The Cocksure Lads offers a different set for musical comedy as the bandmates take their own separate paths, roam the streets of Toronto, and ponder the future of The Cocksure Lads. The film features a variety of performances and songs with a range of catchy musical numbers. Some sets take the form of conventional band performances, songs flow logically with the rock band storyline as The Cocksure Lads rehearse and get pumped up for the gig that may or may not happen, while other numbers take a more escape approach with sexy nurses joining the party as, say, one Lad bursts into song at The Beach.  Animated cutouts bring to life numbers about mushy peas and spam, and the humour mostly lives in the lyrics and tongue-in-cheek energy with which the bandmates perform the songs. The Cocksure Lads plays like the Spinal Tap of the Canadian indie film scene with a dash of lo-fi funk.

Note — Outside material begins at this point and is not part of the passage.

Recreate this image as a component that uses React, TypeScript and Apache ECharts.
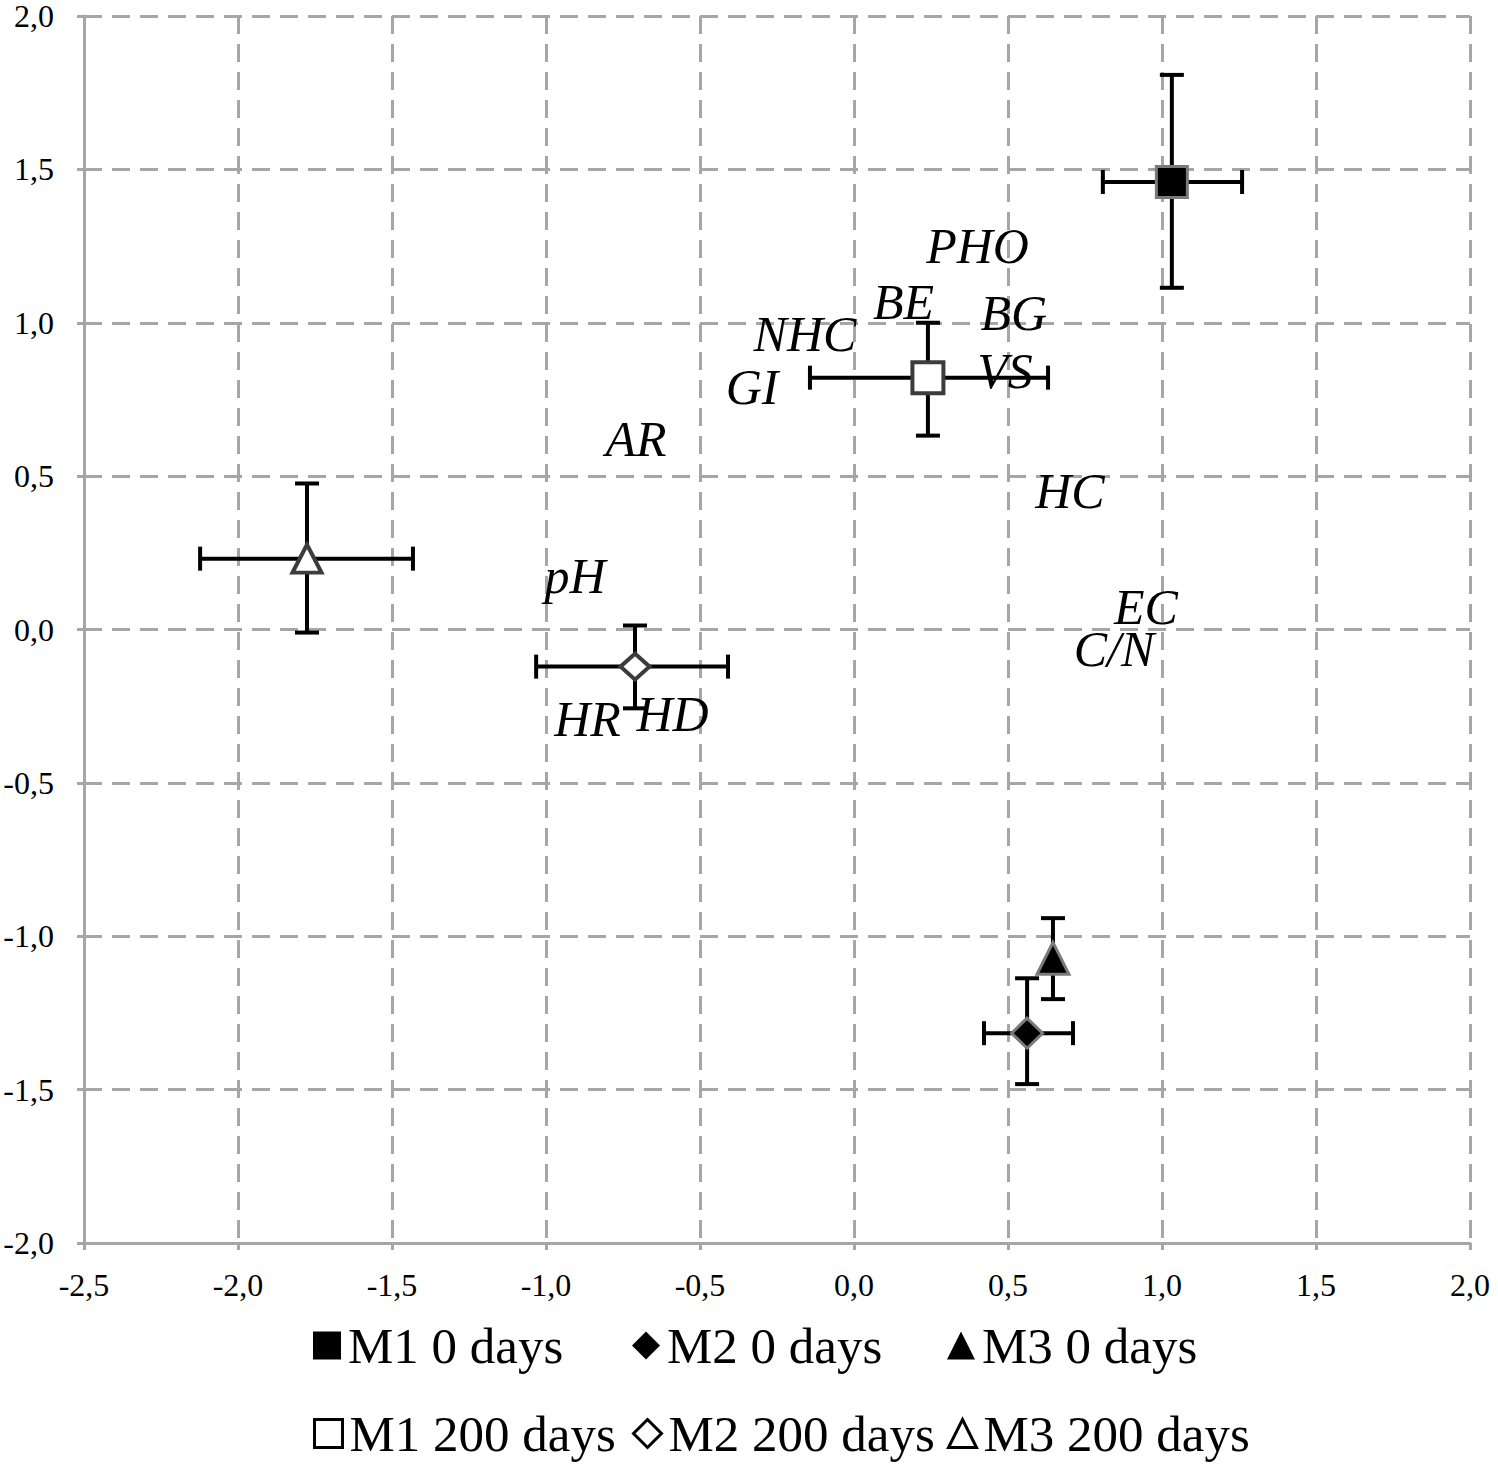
import React, { useEffect, useRef } from "react";
import * as echarts from "echarts";

// Treatment groups (scores with standard deviation)
const seriesNames = ["M1 0 days", "M2 0 days", "M3 0 days", "M1 200 days", "M2 200 days", "M3 200 days"];
const seriesSymbols = ["rect", "diamond", "triangle", "rect", "diamond", "triangle"];
const seriesFilled = [true, true, true, false, false, false];
const pointX = [1.032, 0.562, 0.646, 0.240, -0.711, -1.776];
const pointY = [1.459, -1.316, -1.072, 0.821, -0.121, 0.231];
const xErrLow = [0.808, 0.422, 0.646, -0.143, -1.032, -2.123];
const xErrHigh = [1.260, 0.711, 0.646, 0.630, -0.409, -1.432];
const yErrLow = [1.114, -1.482, -1.205, 0.632, -0.257, -0.010];
const yErrHigh = [1.808, -1.137, -0.941, 1.000, 0.013, 0.476];

// Variable labels (loadings)
const variableNames = ["PHO", "BE", "BG", "NHC", "GI", "VS", "AR", "HC", "pH", "EC", "C/N", "HR", "HD"];
const variableX = [0.401, 0.161, 0.519, -0.159, -0.331, 0.490, -0.708, 0.701, -0.906, 0.948, 0.844, -0.865, -0.589];
const variableY = [1.249, 1.068, 1.031, 0.963, 0.792, 0.844, 0.622, 0.453, 0.173, 0.073, -0.064, -0.293, -0.275];

// Axes
const xMin = -2.5;
const xMax = 2.0;
const yMin = -2.0;
const yMax = 2.0;
const tickStep = 0.5;

const FONT = "Liberation Serif, Times New Roman, serif";
const GRID_GRAY = "#a6a6a6";

const fmt = (v: number) => v.toFixed(1).replace(".", ",");

export default function App() {
  const ref = useRef<HTMLDivElement>(null);

  useEffect(() => {
    document.body.style.margin = "0";
    document.body.style.overflow = "hidden";
    if (!ref.current) return;
    const chart = echarts.init(ref.current, undefined, { renderer: "svg" });

    const errData = pointX.map((x, i) => [x, pointY[i], xErrLow[i], xErrHigh[i], yErrLow[i], yErrHigh[i]]);

    const scatterSeries = seriesNames.map((name, i) => {
      const filled = seriesFilled[i];
      const sym = seriesSymbols[i];
      let size: any = 30;
      if (sym === "rect") size = filled ? 31 : 31;
      if (sym === "diamond") size = filled ? [31, 30] : [29, 26];
      if (sym === "triangle") size = filled ? [32, 32] : [29, 28];
      return {
        type: "scatter",
        name,
        data: [[pointX[i], pointY[i]]],
        symbol: sym,
        symbolSize: size,
        z: 5,
        itemStyle: {
          color: filled ? "#000000" : "#ffffff",
          borderColor: filled ? "#7a7a7a" : "#3c3c3c",
          borderWidth: filled ? 3 : 4,
          opacity: 1,
        },
        emphasis: { disabled: true },
      };
    });

    const cols = [313, 632, 947];
    const rows = [1320, 1408];
    const legends = seriesNames.map((name, i) => ({
      left: cols[i % 3],
      top: rows[Math.floor(i / 3)],
      padding: 0,
      itemWidth: 28,
      itemHeight: 28,
      selectedMode: false,
      data: [
        {
          name,
          icon: seriesSymbols[i],
          itemStyle: {
            color: seriesFilled[i] ? "#000" : "#fff",
            borderColor: "#000",
            borderWidth: seriesFilled[i] ? 0 : 3,
          },
        },
      ],
      textStyle: {
        fontFamily: FONT,
        fontSize: 51,
        color: "#000",
        lineHeight: 28,
        padding: [0, 0, 0, 2],
      },
    }));

    chart.setOption({
      animation: false,
      backgroundColor: "#ffffff",
      legend: legends,
      grid: { left: 84, right: 28, top: 15, bottom: 231, containLabel: false },
      xAxis: {
        type: "value",
        min: xMin,
        max: xMax,
        interval: tickStep,
        axisLine: { show: true, onZero: false, lineStyle: { color: GRID_GRAY, width: 3 } },
        axisTick: { show: true, length: 7, lineStyle: { color: GRID_GRAY, width: 3 } },
        splitLine: { show: true, lineStyle: { color: GRID_GRAY, width: 3, type: [18, 10] } },
        axisLabel: { formatter: fmt, fontFamily: FONT, fontSize: 32, color: "#000", margin: 26 },
      },
      yAxis: {
        type: "value",
        min: yMin,
        max: yMax,
        interval: tickStep,
        axisLine: { show: true, onZero: false, lineStyle: { color: GRID_GRAY, width: 3 } },
        axisTick: { show: true, length: 7, lineStyle: { color: GRID_GRAY, width: 3 } },
        splitLine: { show: true, lineStyle: { color: GRID_GRAY, width: 3, type: [18, 10] } },
        axisLabel: { formatter: fmt, fontFamily: FONT, fontSize: 32, lineHeight: 28, color: "#000", margin: 30 },
      },
      series: [
        {
          type: "custom",
          name: "errorbars",
          data: errData,
          encode: { x: 0, y: 1 },
          z: 3,
          silent: true,
          renderItem: (params: any, api: any) => {
            const x = api.value(0);
            const y = api.value(1);
            const l = api.coord([api.value(2), y]);
            const r = api.coord([api.value(3), y]);
            const b = api.coord([x, api.value(4)]);
            const t = api.coord([x, api.value(5)]);
            const cap = 12;
            const style = { stroke: "#000", lineWidth: 4, fill: "none" };
            const children: any[] = [];
            if (r[0] - l[0] > 1) {
              children.push({ type: "line", shape: { x1: l[0], y1: l[1], x2: r[0], y2: r[1] }, style });
              children.push({ type: "line", shape: { x1: l[0], y1: l[1] - cap, x2: l[0], y2: l[1] + cap }, style });
              children.push({ type: "line", shape: { x1: r[0], y1: r[1] - cap, x2: r[0], y2: r[1] + cap }, style });
            }
            if (b[1] - t[1] > 1) {
              children.push({ type: "line", shape: { x1: t[0], y1: t[1], x2: b[0], y2: b[1] }, style });
              children.push({ type: "line", shape: { x1: t[0] - cap, y1: t[1], x2: t[0] + cap, y2: t[1] }, style });
              children.push({ type: "line", shape: { x1: b[0] - cap, y1: b[1], x2: b[0] + cap, y2: b[1] }, style });
            }
            return { type: "group", children };
          },
        },
        ...scatterSeries,
        {
          type: "scatter",
          name: "variables",
          symbolSize: 1,
          z: 6,
          silent: true,
          itemStyle: { color: "#000000", opacity: 0 },
          data: variableNames.map((n, i) => ({ name: n, value: [variableX[i], variableY[i]] })),
          label: {
            show: true,
            position: "inside",
            formatter: (p: any) => p.name,
            fontFamily: FONT,
            fontStyle: "italic",
            fontSize: 50,
            color: "#000000",
            opacity: 1,
            textBorderWidth: 0,
          },
        },
      ],
    });

    return () => chart.dispose();
  }, []);

  return <div ref={ref} style={{ width: 1498, height: 1474 }} />;
}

The film brings to the screen a movie based on a fictitious band called The Cocksure Lads of which writer/director Murray Foster is a part. The film pays a handy nod to the Canadian music scene with fun cameos from Great Big Sea’s Allan Doyle as a bartender and Walk Off the Earth as a Toronto indie band that reminds Dusty that true indie artists live in harmony without worry for posh royalties. The film plays with the notion that commercial success and artistic integrity are mutually exclusive by having Dusty and Reg (the two closest friends of the band) take divergent paths that intersect with different music lovers who remind them why The Cocksure Lads formed in the first place. While Dusty gets a tour from indie rock girl Chloe (Chelsea Leaman), who introduces him to the hippie squalor of other indie bands, Reg finds a guide to Toronto in a Coldplay-loving Brit (there’s one in every city) named Lily (Sophia Labili).

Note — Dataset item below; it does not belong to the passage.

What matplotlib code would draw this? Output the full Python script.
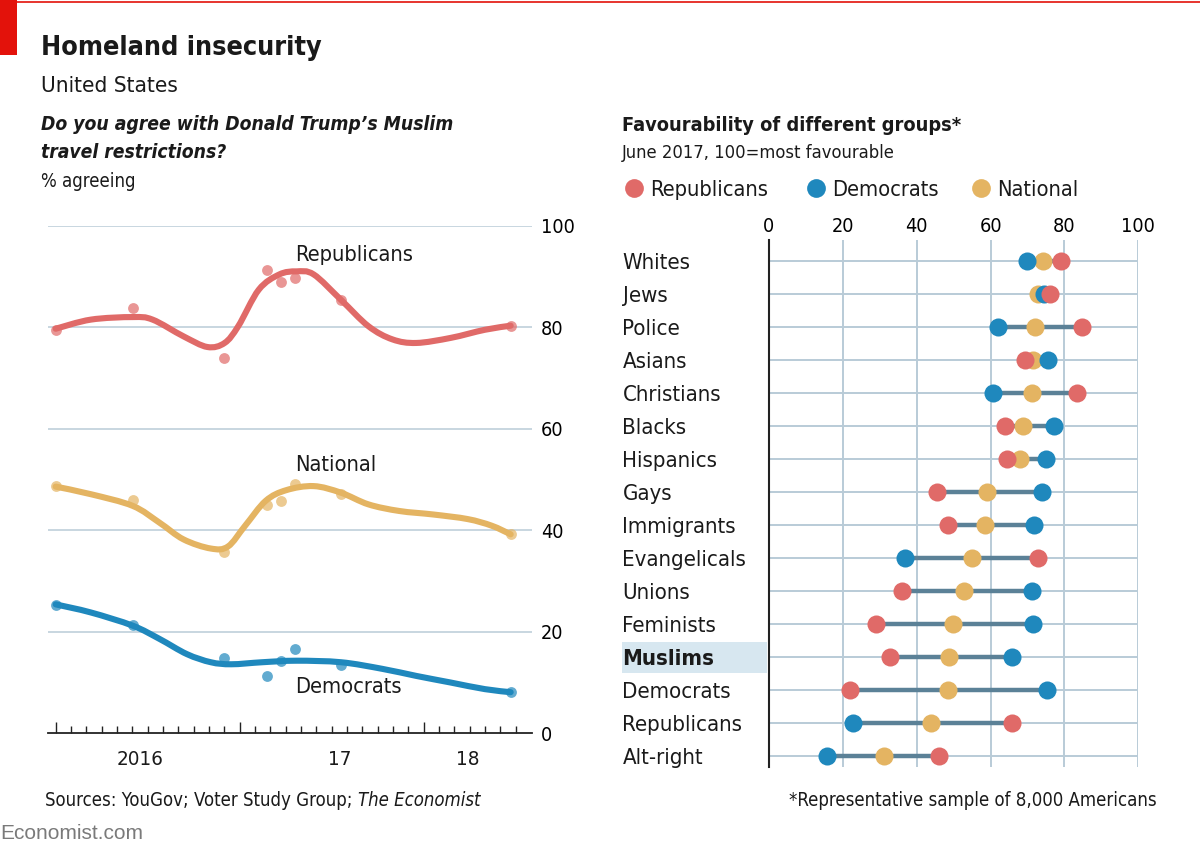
import os
import numpy as np
import matplotlib
matplotlib.use('Agg')
import matplotlib.pyplot as plt
from matplotlib import font_manager as fm
from matplotlib.path import Path
from matplotlib.patches import PathPatch, Rectangle
from matplotlib.lines import Line2D
import matplotlib.transforms as mtransforms

# ---------------- data: left chart (x = months since Jan 1st 2016) ----------------
series_names = ['Republicans', 'Democrats', 'National']

survey_months = [0.0, 5.03, 11.0, 13.8, 14.7, 15.6, 18.6, 29.7]
rep_agree = [79.5, 83.7, 74.0, 91.3, 89.0, 89.7, 85.4, 80.3]
nat_agree = [48.7, 45.9, 35.7, 45.0, 45.8, 49.2, 47.2, 39.2]
dem_agree = [25.3, 21.4, 14.8, 11.2, 14.2, 16.6, 13.5, 8.1]

# smoothed trend lines
rep_trend_months = [0, 2.30, 5.03, 6.32, 8.34, 9.90, 11.02, 11.91, 13.25, 14.59,
                    15.71, 16.83, 18.61, 20.40, 21.97, 23.53, 25.77, 28.0, 29.68]
rep_trend = [79.7, 81.5, 82.0, 81.5, 78.2, 76.1, 76.9, 80.2, 87.4, 90.4,
             91.0, 90.4, 85.4, 80.2, 77.6, 76.9, 77.9, 79.5, 80.3]
nat_trend_months = [0, 2.30, 5.03, 6.77, 8.34, 10.12, 11.24, 12.36, 13.70, 15.04,
                    16.83, 18.61, 20.40, 22.41, 24.65, 26.88, 28.44, 29.68]
nat_trend = [48.6, 47.1, 44.8, 41.5, 38.2, 36.4, 36.8, 40.9, 45.8, 47.9,
             48.7, 47.4, 45.1, 43.8, 43.1, 42.2, 40.9, 39.2]
dem_trend_months = [0, 2.30, 5.03, 6.77, 8.56, 10.12, 11.46, 13.47, 15.71, 18.61,
                    21.30, 23.53, 25.77, 28.0, 29.68]
dem_trend = [25.4, 23.8, 21.2, 18.6, 15.6, 14.0, 13.6, 14.0, 14.3, 14.0,
             12.7, 11.3, 10.0, 8.7, 8.1]

left_yticks = [0, 20, 40, 60, 80, 100]
year_labels = ['2016', '17', '18']
year_label_months = [5.5, 18.5, 26.9]
year_start_months = [0, 12, 24]
n_month_ticks = 31

# ---------------- data: right chart ----------------
groups = ['Whites', 'Jews', 'Police', 'Asians', 'Christians', 'Blacks', 'Hispanics',
          'Gays', 'Immigrants', 'Evangelicals', 'Unions', 'Feminists', 'Muslims',
          'Democrats', 'Republicans', 'Alt-right']
fav_rep = [79.2, 76.1, 84.7, 69.3, 83.4, 63.8, 64.5, 45.4, 48.6, 72.8, 35.9, 29.0,
           32.9, 22.0, 65.9, 45.9]
fav_dem = [69.9, 74.4, 62.1, 75.6, 60.6, 77.1, 74.9, 73.9, 71.7, 36.7, 71.3, 71.5,
           65.7, 75.4, 22.7, 15.7]
fav_nat = [74.1, 72.9, 72.0, 71.5, 71.2, 68.8, 68.1, 58.9, 58.5, 54.9, 52.7, 49.8,
           48.8, 48.6, 44.0, 31.1]
highlight_group = 'Muslims'
right_xticks = [0, 20, 40, 60, 80, 100]

# ---------------- style ----------------
RED = '#e06a68'
BLUE = '#1f88bd'
YELLOW = '#e4b462'
GRID = '#b9cbd7'
CONNECT = '#5b8197'
HILITE = '#d7e7f0'
TXT = '#1a1a1a'

# pick a narrow/condensed face if one is installed
path_by_base = {os.path.splitext(os.path.basename(f.fname))[0]: f.fname
                for f in fm.fontManager.ttflist}
font_sets = [
    ('NotoSans-SemiCondensed', 0.97),
    ('LiberationSansNarrow-', 1.0),
    ('DejaVuSansCondensed', 0.92),
    ('NotoSans-Condensed', 1.02),
]
suffixes = {'': (400, 'normal'), 'Regular': (400, 'normal'),
            'Italic': (400, 'italic'), 'Oblique': (400, 'italic'), '-Oblique': (400, 'italic'),
            'Medium': (500, 'normal'), 'MediumItalic': (500, 'italic'),
            'SemiBold': (600, 'normal'), 'SemiBoldItalic': (600, 'italic'),
            'Bold': (700, 'normal'), '-Bold': (700, 'normal'),
            'BoldItalic': (700, 'italic'), '-BoldOblique': (700, 'italic')}
FAMILY, K = 'Liberation Sans', 0.9
for prefix, k in font_sets:
    found = False
    for suf, (w, st) in suffixes.items():
        base = prefix + suf
        if base in path_by_base:
            fm.fontManager.ttflist.append(fm.FontEntry(
                fname=path_by_base[base], name='CondUI', style=st, variant='normal',
                weight=w, stretch='normal', size='scalable'))
            found = True
    if found:
        FAMILY, K = 'CondUI', k
        break
try:
    fm.fontManager._findfont_cached.cache_clear()
except Exception:
    pass

plt.rcParams['font.family'] = [FAMILY, 'DejaVu Sans']
plt.rcParams['text.color'] = TXT


def fs(v):
    return v * K


W, H = 1200, 851
fig = plt.figure(figsize=(W / 100, H / 100), dpi=100)


def fx(px):
    return px / W


def fy(py):
    return 1 - py / H


# header decorations
fig.add_artist(Rectangle((0, fy(55)), fx(17), fy(0) - fy(55), transform=fig.transFigure,
                         color='#e3120b', lw=0))
fig.add_artist(Line2D([0, 1], [fy(1.5), fy(1.5)], transform=fig.transFigure,
                      color='#e3120b', lw=1.2))

fig.text(fx(41), fy(55), 'Homeland insecurity', fontsize=fs(21), fontweight='bold',
         va='baseline')
fig.text(fx(41), fy(91.5), 'United States', fontsize=fs(17.5), va='baseline')
fig.text(fx(41), fy(130), 'Do you agree with Donald Trump\u2019s Muslim', fontsize=fs(15.1),
         fontstyle='italic', fontweight=600, va='baseline')
fig.text(fx(41), fy(157.5), 'travel restrictions?', fontsize=fs(15.1),
         fontstyle='italic', fontweight=600, va='baseline')
fig.text(fx(41), fy(187), '% agreeing', fontsize=fs(14.5), va='baseline')

fig.text(fx(622), fy(131), 'Favourability of different groups*', fontsize=fs(15.6),
         fontweight=600, va='baseline')
fig.text(fx(622), fy(158), 'June 2017, 100=most favourable', fontsize=fs(14.3),
         va='baseline')

# legend
leg_colors = [RED, BLUE, YELLOW]
leg_dot_x = [633.5, 815.5, 981]
for name, col, x in zip(series_names, leg_colors, leg_dot_x):
    fig.add_artist(Line2D([fx(x)], [fy(187.5)], transform=fig.transFigure, marker='o',
                          ms=13.5, mew=0, color=col, ls='none'))
    fig.text(fx(x + 16.5), fy(187.5), name, fontsize=fs(17), va='center_baseline')

# ---------------- left chart ----------------
axL = fig.add_axes([fx(47.7), fy(733.3), fx(532.3) - fx(47.7), fy(225.7) - fy(733.3)])
axL.set_xlim(-0.52, 31.09)
axL.set_ylim(0, 100)
for s in ['top', 'left', 'right']:
    axL.spines[s].set_visible(False)
axL.spines['bottom'].set_color('#222222')
axL.spines['bottom'].set_linewidth(1.3)
for v in left_yticks[1:]:
    axL.axhline(v, color=GRID, lw=1.1, zorder=0)
axL.yaxis.tick_right()
axL.set_yticks(left_yticks)
axL.set_yticklabels([str(v) for v in left_yticks], fontsize=fs(15.5))
axL.tick_params(axis='y', length=0, pad=6.3)

axL.set_xticks(year_start_months)
axL.set_xticklabels([])
axL.set_xticks([m for m in range(n_month_ticks) if m not in year_start_months], minor=True)
axL.tick_params(axis='x', which='major', direction='in', length=8, width=1, color='#222222')
axL.tick_params(axis='x', which='minor', direction='in', length=5, width=1, color='#222222')
for lab, m in zip(year_labels, year_label_months):
    axL.text(m, -24 / 507.6, lab, transform=axL.get_xaxis_transform(), fontsize=fs(16),
             ha='center', va='center_baseline')


def smooth_path(xs, ys):
    P = np.column_stack([xs, ys]).astype(float)
    n = len(P)
    verts = [P[0]]
    codes = [Path.MOVETO]
    for i in range(n - 1):
        p0 = P[i - 1] if i > 0 else P[i]
        p1, p2 = P[i], P[i + 1]
        p3 = P[i + 2] if i + 2 < n else P[i + 1]
        verts += [p1 + (p2 - p0) / 6, p2 - (p3 - p1) / 6, p2]
        codes += [Path.CURVE4] * 3
    return Path(verts, codes)


trends = [(rep_trend_months, rep_trend, RED), (dem_trend_months, dem_trend, BLUE),
          (nat_trend_months, nat_trend, YELLOW)]
for xs, ys, col in trends:
    axL.add_patch(PathPatch(smooth_path(xs, ys), facecolor='none', edgecolor=col,
                            lw=4.4, capstyle='round', joinstyle='round', zorder=3))
for vals, col in [(rep_agree, RED), (dem_agree, BLUE), (nat_agree, YELLOW)]:
    axL.plot(survey_months, vals, 'o', ms=7.8, mew=0, color=col, alpha=0.7, zorder=4,
             clip_on=False)

line_label_pos = [(15.6, 93.0), (15.6, 7.9), (15.6, 51.7)]
for name, (m, v) in zip(series_names, line_label_pos):
    axL.text(m, v, name, fontsize=fs(17), va='baseline', ha='left', zorder=5)

# ---------------- right chart ----------------
axR = fig.add_axes([fx(769), fy(766.7), fx(1138.3) - fx(769), fy(240) - fy(766.7)])
rows = np.arange(len(groups))
axR.set_xlim(0, 100)
axR.set_ylim(len(groups) - 1 + 0.324, -0.646)
for s in ['top', 'right', 'bottom']:
    axR.spines[s].set_visible(False)
axR.spines['left'].set_color('#222222')
axR.spines['left'].set_linewidth(1.5)
axR.spines['left'].set_zorder(6)
for v in right_xticks[1:]:
    axR.axvline(v, color=GRID, lw=1.4, zorder=0)
for r in rows:
    axR.axhline(r, color=GRID, lw=1.4, zorder=0)
axR.xaxis.tick_top()
axR.set_xticks(right_xticks)
axR.set_xticklabels([str(v) for v in right_xticks], fontsize=fs(15.5))
axR.tick_params(axis='x', length=0, pad=3)
axR.set_yticks([])

lo = np.minimum(np.minimum(fav_rep, fav_dem), fav_nat)
hi = np.maximum(np.maximum(fav_rep, fav_dem), fav_nat)
axR.hlines(rows, lo, hi, color=CONNECT, lw=3.2, zorder=2)
for vals, col, z in [(fav_nat, YELLOW, 3), (fav_dem, BLUE, 4), (fav_rep, RED, 5)]:
    axR.plot(vals, rows, 'o', ms=13, mew=0, color=col, ls='none', zorder=z, clip_on=False)

lab_tr = mtransforms.blended_transform_factory(fig.transFigure, axR.transData)
for r, g in zip(rows, groups):
    bold = g == highlight_group
    if bold:
        axR.add_patch(Rectangle((fx(621.5), r - 0.47), fx(767) - fx(621.5), 0.94,
                                transform=lab_tr, color=HILITE, lw=0, clip_on=False,
                                zorder=0))
    axR.text(fx(622.5), r, g, transform=lab_tr, fontsize=fs(17.3), va='center_baseline',
             ha='left', fontweight='bold' if bold else 'normal', clip_on=False)

# ---------------- footer ----------------
t1 = fig.text(fx(45), fy(806), 'Sources: YouGov; Voter Study Group; ', fontsize=fs(14.5),
              va='baseline')
fig.canvas.draw()
bb = t1.get_window_extent(renderer=fig.canvas.get_renderer())
fig.text(bb.x1 / W, fy(806), 'The Economist', fontsize=fs(14.5), fontstyle='italic',
         va='baseline')
fig.text(fx(1157), fy(806), '*Representative sample of 8,000 Americans', fontsize=fs(14.5),
         va='baseline', ha='right')
fig.text(fx(0), fy(839), 'Economist.com', fontsize=15, color='#7a7a7a',
         family=['Liberation Sans', 'DejaVu Sans'], va='baseline')

fig.savefig('out.png', dpi=100)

The Cocksure Lads fares best with the two storylines with Dusty and Reg, which also feature some flashback parallels that teach viewers and the characters how and why the band got together. The film hits a few flat notes, however, with the loony bits involving Derek and Blake, who bugger off to a pub when the shit hits the fan and grab a few pints to celebrate the demise of the band. The boys run into Allan Doyle at the bar, which is fun, but they also encounter a pair of sneering Brit-hating Torontonians who plot revenge and aim to get even at the inevitable Cocksure Lads reunion concert scheduled for that night. The film crosscuts this part of Derek and Blake’s story with some scenes featuring randy fangirls ready for some nooners with these charming British rockers. These two parts of the films lack the punch of the threads with Dusty and Reg and the musical sequences don’t integrate into the story as comfortably as the other ditties do. Every album has hits and misses alike.

The Cocksure Lads charts more hits than misses though as the quartet proves to be a lot of fun. They’re a mix of The Beatles and Spinal Tap with their style, sound, and spirits. Foster also gives the film lots of life by shooting the film breezily around Toronto hot spots and by integrating the scenery and pulse of the city into the musical numbers as the bandmates thrive on the high of making it big across the pond. DP Sami Inayeh shoots the Toronto porn and musical numbers warmly and whimsically, while Luke Sargent cuts the film smoothly and guides the differing musical numbers into one seamless song. This rollicking rock musical is a lot of fun.

Rating: ★★★½ (out of ★★★★★)

The Cocksure Lads screens at select Landmark Cinemas on Wednesday, August 5 as part of the Canadian Indie Film Series and opens in select theatres on Friday, August 7 in Toronto, Calgary and Ottawa (Landmark Kanata).